On Wed, Jun 8, 2011 at 12:19 AM, AJ <aj@dude.podzone.net> wrote:
On 6/7/2011 9:32 PM, Edward Capriolo wrote:
<snip>

I do not like large disk set-ups. I think they end up not being economical. Most low latency use cases want high RAM to DISK ratio.  Two machines with 32GB RAM is usually less expensive then one machine with 64GB ram.

For a machine with 1TB drives (or multiple 1TB drives) it is going to be difficult to get enough RAM to help with random read patterns.

Also cluster operations like joining, decommissioning, or repair can take a *VERY* long time maybe a day. More smaller servers like blade style or more agile.


Is there some rule-of-thumb as to how much RAM is needed per GB of data?  I know it probably "depends", but if you could try to explain the best you can that would be great!  I too am projecting "big data" requirements.

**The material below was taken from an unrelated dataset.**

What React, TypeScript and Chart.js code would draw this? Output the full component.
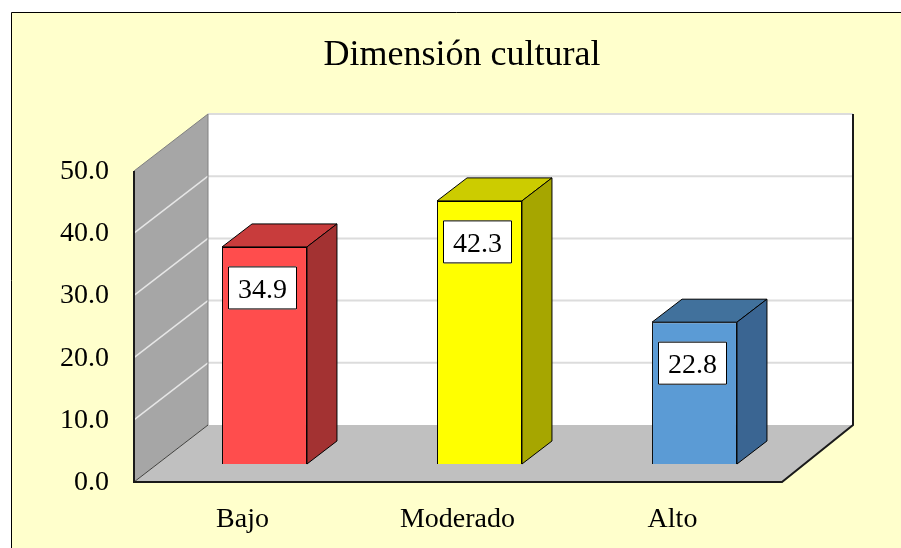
import React, { useEffect, useRef } from "react";
import { Chart, registerables } from "chart.js";

Chart.register(...registerables);

const TITLE = "Dimensión cultural";
const categories = ["Bajo", "Moderado", "Alto"];
const values = [34.9, 42.3, 22.8];
const yTicks = [0, 10, 20, 30, 40, 50];
const frontColors = ["#FF4D4D", "#FFFF00", "#5B9BD5"];
const topColors = ["#C83C3C", "#CCCC00", "#41719C"];
const sideColors = ["#A33232", "#A6A600", "#3A6592"];

const FONT = '"Times New Roman", "Liberation Serif", serif';
// depth offsets relative to the bar front plane
const FX = -23, FY = 18; // to front plane
const BX = 51, BY = -39; // to back wall plane
const DBX = 30, DBY = -23; // bar depth

const scenePlugin = {
  id: "scene3d",
  beforeDraw(chart: any) {
    const { ctx, width, height } = chart;
    ctx.save();
    ctx.fillStyle = "#FFFFFF";
    ctx.fillRect(0, 0, width, height);
    ctx.fillStyle = "#FFFFCC";
    ctx.fillRect(11, 12, width - 11, height - 12);
    ctx.strokeStyle = "#000";
    ctx.lineWidth = 1;
    ctx.beginPath();
    ctx.moveTo(11.5, height);
    ctx.lineTo(11.5, 12.5);
    ctx.lineTo(width, 12.5);
    ctx.stroke();
    ctx.fillStyle = "#000";
    ctx.font = `36px ${FONT}`;
    ctx.textAlign = "center";
    ctx.textBaseline = "alphabetic";
    ctx.fillText(TITLE, 462, 65);
    ctx.restore();
  },
  beforeDatasetsDraw(chart: any) {
    const { ctx, chartArea } = chart;
    const ys = chart.scales.y;
    const L = chartArea.left, R = chartArea.right;
    const yF = (v: number) => ys.getPixelForValue(v) + FY;
    const yB = (v: number) => ys.getPixelForValue(v) + BY;
    const xFL = L + FX, xFR = R + FX + 3;
    const xBL = L + BX, xBR = R + BX;
    const vMax = yTicks[yTicks.length - 1];
    ctx.save();
    // back wall
    ctx.fillStyle = "#FFFFFF";
    ctx.fillRect(xBL, yB(vMax), xBR - xBL, yB(0) - yB(vMax));
    ctx.lineWidth = 2;
    ctx.strokeStyle = "#DCDCDC";
    for (const v of yTicks) {
      if (v === 0) continue;
      ctx.beginPath();
      ctx.moveTo(xBL, yB(v));
      ctx.lineTo(xBR, yB(v));
      ctx.stroke();
    }
    // left wall
    ctx.fillStyle = "#A6A6A6";
    ctx.beginPath();
    ctx.moveTo(xFL, yF(vMax));
    ctx.lineTo(xBL, yB(vMax));
    ctx.lineTo(xBL, yB(0));
    ctx.lineTo(xFL, yF(0));
    ctx.closePath();
    ctx.fill();
    ctx.strokeStyle = "#E6E6E6";
    ctx.lineWidth = 1.5;
    for (const v of yTicks) {
      if (v === 0 || v === vMax) continue;
      ctx.beginPath();
      ctx.moveTo(xFL, yF(v));
      ctx.lineTo(xBL, yB(v));
      ctx.stroke();
    }
    ctx.strokeStyle = "#808080";
    ctx.lineWidth = 1;
    ctx.beginPath();
    ctx.moveTo(xFL, yF(vMax));
    ctx.lineTo(xBL, yB(vMax));
    ctx.lineTo(xBL, yB(0));
    ctx.stroke();
    // floor
    ctx.fillStyle = "#C0C0C0";
    ctx.beginPath();
    ctx.moveTo(xFL, yF(0));
    ctx.lineTo(xFR, yF(0));
    ctx.lineTo(xBR, yB(0));
    ctx.lineTo(xBL, yB(0));
    ctx.closePath();
    ctx.fill();
    ctx.strokeStyle = "#404040";
    ctx.lineWidth = 1;
    ctx.beginPath();
    ctx.moveTo(xFL, yF(0));
    ctx.lineTo(xBL, yB(0));
    ctx.stroke();
    // outlines
    ctx.strokeStyle = "#1A1A1A";
    ctx.lineWidth = 2;
    ctx.beginPath();
    ctx.moveTo(xFL, yF(vMax));
    ctx.lineTo(xFL, yF(0));
    ctx.lineTo(xFR, yF(0));
    ctx.lineTo(xBR, yB(0));
    ctx.lineTo(xBR, yB(vMax));
    ctx.stroke();
    // tick labels
    ctx.fillStyle = "#000";
    ctx.font = `28px ${FONT}`;
    ctx.textAlign = "right";
    ctx.textBaseline = "alphabetic";
    for (const v of yTicks) {
      ctx.fillText(v.toFixed(1), 109, yF(v) + 8);
    }
    // category labels
    const xs = chart.scales.x;
    ctx.textAlign = "center";
    categories.forEach((c, i) => {
      ctx.fillText(c, xs.getPixelForValue(i) + FX + 1, 527);
    });
    ctx.restore();
  },
  afterDatasetsDraw(chart: any) {
    const { ctx } = chart;
    const meta = chart.getDatasetMeta(0);
    ctx.save();
    ctx.lineWidth = 1;
    ctx.strokeStyle = "#000";
    ctx.lineJoin = "round";
    meta.data.forEach((bar: any, i: number) => {
      const { x, y, base, width } = bar.getProps(["x", "y", "base", "width"], true);
      const l = x - width / 2, r = x + width / 2;
      // top face
      ctx.fillStyle = topColors[i];
      ctx.beginPath();
      ctx.moveTo(l, y);
      ctx.lineTo(l + DBX, y + DBY);
      ctx.lineTo(r + DBX, y + DBY);
      ctx.lineTo(r, y);
      ctx.closePath();
      ctx.fill();
      ctx.stroke();
      // side face
      ctx.fillStyle = sideColors[i];
      ctx.beginPath();
      ctx.moveTo(r, y);
      ctx.lineTo(r + DBX, y + DBY);
      ctx.lineTo(r + DBX, base + DBY);
      ctx.lineTo(r, base);
      ctx.closePath();
      ctx.fill();
      ctx.stroke();
      // value label
      const cx = x - 2, cy = y + 41;
      const bw = 69, bh = 43;
      ctx.fillStyle = "#FFFFFF";
      ctx.fillRect(cx - bw / 2, cy - bh / 2, bw, bh);
      ctx.strokeRect(cx - bw / 2 + 0.5, cy - bh / 2 + 0.5, bw - 1, bh - 1);
      ctx.fillStyle = "#000";
      ctx.font = `28px ${FONT}`;
      ctx.textAlign = "center";
      ctx.textBaseline = "alphabetic";
      ctx.fillText(values[i].toFixed(1), cx, cy + 10);
    });
    ctx.restore();
  },
};

export default function App() {
  const ref = useRef<HTMLCanvasElement | null>(null);
  useEffect(() => {
    if (!ref.current) return;
    const chart = new Chart(ref.current, {
      type: "bar",
      data: {
        labels: categories,
        datasets: [
          {
            data: values,
            backgroundColor: frontColors,
            borderColor: "#000",
            borderWidth: 1,
            barPercentage: 0.395,
            categoryPercentage: 1,
          },
        ],
      },
      options: {
        responsive: false,
        animation: false,
        devicePixelRatio: 1,
        layout: { padding: { left: 157, right: 99, top: 153, bottom: 84 } },
        plugins: { legend: { display: false }, title: { display: false }, tooltip: { enabled: false } },
        scales: {
          x: { display: false, offset: true },
          y: { display: false, min: 0, max: 50 },
        },
      },
      plugins: [scenePlugin],
    });
    return () => chart.destroy();
  }, []);
  return (
    <div style={{ position: "fixed", left: 0, top: 0, width: 901, height: 548 }}>
      <canvas ref={ref} width={901} height={548} style={{ display: "block" }} />
    </div>
  );
}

The way this is normally explained is active-set. IE you have 100,000,000 users but at any given time only 1,000,000 are active thus you need enough RAM to keep these users cached.

No there is no rule of thumb it depends on access patterns. In the most extreme case you are using cassandra for an ETL workload. In this case your data will far exceed your RAM and since most operations will be like a "full table scan" caching is almost hopeless and useless. On the other side there are those that want every lookup to be predicatable low latency and totally random read and those might want to maintain a 1-1 ratio.

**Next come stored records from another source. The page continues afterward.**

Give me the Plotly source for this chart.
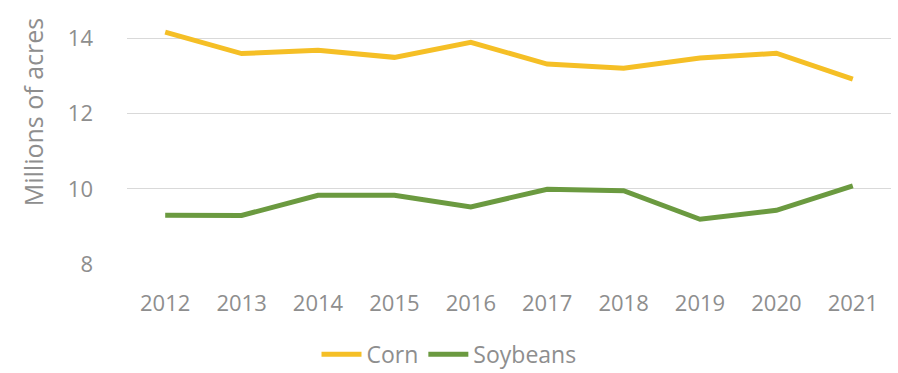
import plotly.graph_objects as go

years = ["2012", "2013", "2014", "2015", "2016", "2017", "2018", "2019", "2020", "2021"]
corn = [14.17, 13.60, 13.69, 13.50, 13.90, 13.32, 13.21, 13.48, 13.61, 12.92]
soybeans = [9.30, 9.29, 9.83, 9.83, 9.52, 9.99, 9.95, 9.19, 9.43, 10.08]
y_ticks = [8, 10, 12, 14]
y_title = "Millions of acres"

corn_color = "#F5BF26"
soy_color = "#6B9A40"
text_gray = "#8E8E8E"
font_family = "Open Sans, Noto Sans, sans-serif"

fig = go.Figure()
fig.add_trace(go.Scatter(x=years, y=corn, name="Corn", mode="lines",
                         line=dict(color=corn_color, width=5)))
fig.add_trace(go.Scatter(x=years, y=soybeans, name="Soybeans", mode="lines",
                         line=dict(color=soy_color, width=5)))

# Vertical axis title, set a little above the plot's mid-height
fig.add_annotation(text=y_title, xref="paper", yref="paper",
                   x=-0.122, y=0.58, xanchor="center", yanchor="middle",
                   textangle=-90, showarrow=False,
                   font=dict(size=25, color=text_gray, family=font_family))

fig.update_layout(
    width=898, height=373,
    margin=dict(l=127, r=7, t=1, b=109),
    paper_bgcolor="white", plot_bgcolor="white",
    font=dict(family=font_family, color=text_gray, size=22),
    showlegend=True,
    legend=dict(orientation="h", xref="container", x=0.5, xanchor="center",
                yref="container", y=0.05, yanchor="middle",
                font=dict(size=23, color=text_gray), itemwidth=40,
                tracegroupgap=0, traceorder="normal"),
    xaxis=dict(type="category", range=[-0.5, 9.5], showgrid=False,
               showline=False, zeroline=False, ticks="",
               ticklabelstandoff=24, tickfont=dict(size=22, color=text_gray)),
    yaxis=dict(range=[8, 15], tickvals=y_ticks, showgrid=True,
               gridcolor="#D9D9D9", gridwidth=1, zeroline=False, showline=False,
               ticks="", ticklabelstandoff=33,
               tickfont=dict(size=22, color=text_gray)),
)

fig.write_html("out.html")
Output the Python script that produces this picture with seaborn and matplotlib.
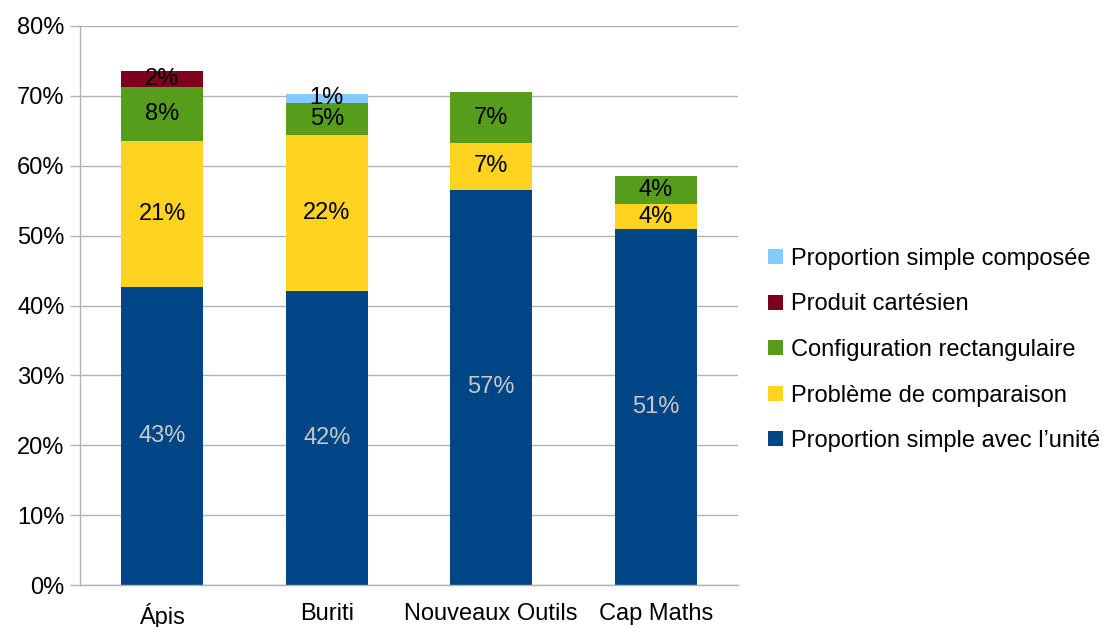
import numpy as np
import pandas as pd
import matplotlib
matplotlib.use('Agg')
import matplotlib.pyplot as plt
from matplotlib.patches import Patch
from matplotlib.ticker import PercentFormatter, FixedLocator
import seaborn as sns

sns.set_theme(style="white")
plt.rcParams['font.family'] = ['Liberation Sans', 'DejaVu Sans']

# ---- data (percent) ----
manuels = ["Ápis", "Buriti", "Nouveaux Outils", "Cap Maths"]
series = [
    "Proportion simple avec l’unité",
    "Problème de comparaison",
    "Configuration rectangulaire",
    "Produit cartésien",
    "Proportion simple composée",
]
prop_unite    = [42.6, 42.1, 56.6, 50.9]
comparaison   = [20.9, 22.3, 6.6, 3.6]
config_rect   = [7.7, 4.6, 7.3, 4.1]
cartesien     = [2.3, 0.0, 0.0, 0.0]
prop_composee = [0.0, 1.3, 0.0, 0.0]
colors = ["#004586", "#ffd320", "#579d1c", "#7e0021", "#83caff"]
label_colors = ["#c8c8c8", "black", "black", "black", "black"]

values = [prop_unite, comparaison, config_rect, cartesien, prop_composee]
FS = 17

fig = plt.figure(figsize=(11.16, 6.27), dpi=100)
ax = fig.add_axes([80 / 1116, 42 / 627, 658 / 1116, 559 / 627])

# stacked bars, one layer per series
bottom = np.zeros(len(manuels))
for name, vals, col, lcol in zip(series, values, colors, label_colors):
    vals = np.array(vals)
    sns.barplot(x=manuels, y=vals, order=manuels, color=col, width=0.5,
                bottom=bottom, ax=ax, linewidth=0, saturation=1)
    for i, v in enumerate(vals):
        if v > 0:
            ax.text(i, bottom[i] + v / 2, f"{round(v):.0f}%", ha='center', va='center',
                    fontsize=FS, color=lcol)
    bottom = bottom + vals

ax.set_ylim(0, 80)
ax.set_xlim(-0.5, 3.5)
ax.yaxis.set_major_locator(FixedLocator(np.arange(0, 81, 10)))
ax.yaxis.set_major_formatter(PercentFormatter(decimals=0))
ax.grid(axis='y', color='#b3b3b3', linewidth=1)
ax.set_axisbelow(True)
for s in ['top', 'right']:
    ax.spines[s].set_visible(False)
for s in ['left', 'bottom']:
    ax.spines[s].set_color('#b3b3b3')
    ax.spines[s].set_linewidth(1)

# tick marks sit between the categories
ax.set_xticks(np.arange(-0.5, 3.6, 1), minor=True)
ax.tick_params(axis='x', which='major', length=0, pad=13, labelsize=FS, labelcolor='black')
ax.tick_params(axis='x', which='minor', length=8, color='#b3b3b3', width=1)
ax.tick_params(axis='y', which='major', length=7, color='#b3b3b3', width=1, pad=4,
               labelsize=FS, left=True, labelcolor='black')
ax.set_xlabel("")
ax.set_ylabel("")

handles = [Patch(facecolor=c, edgecolor='none') for c in colors]
fig.legend(handles[::-1], series[::-1], loc='center left',
           bbox_to_anchor=(759 / 1116, 1 - 350 / 627), borderaxespad=0,
           frameon=False, fontsize=FS, handlelength=0.6, handleheight=0.6,
           handletextpad=0.35, labelspacing=1.0, labelcolor='black')

fig.savefig("out.png", dpi=100)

I would track these things over time:
reads/writes to c*
disk utilization
size of CF on disk
cache hit rate
latency

And eventually you find what your ratio is. IE.

last month:
i had 30 reads/sec
my disk was 40% utilized
my column family was 40 GB
my cache hit was 70%
my latency was 1ms

this month:
i had 45 reads/sec
my disk was 95% utilized
my column family was 40 GB
my cache hit was 30%
my latency was 5ms

Conclusion:
my disk maxed and my cache hit/rate is dropping. I probably need more nodes|or more RAM.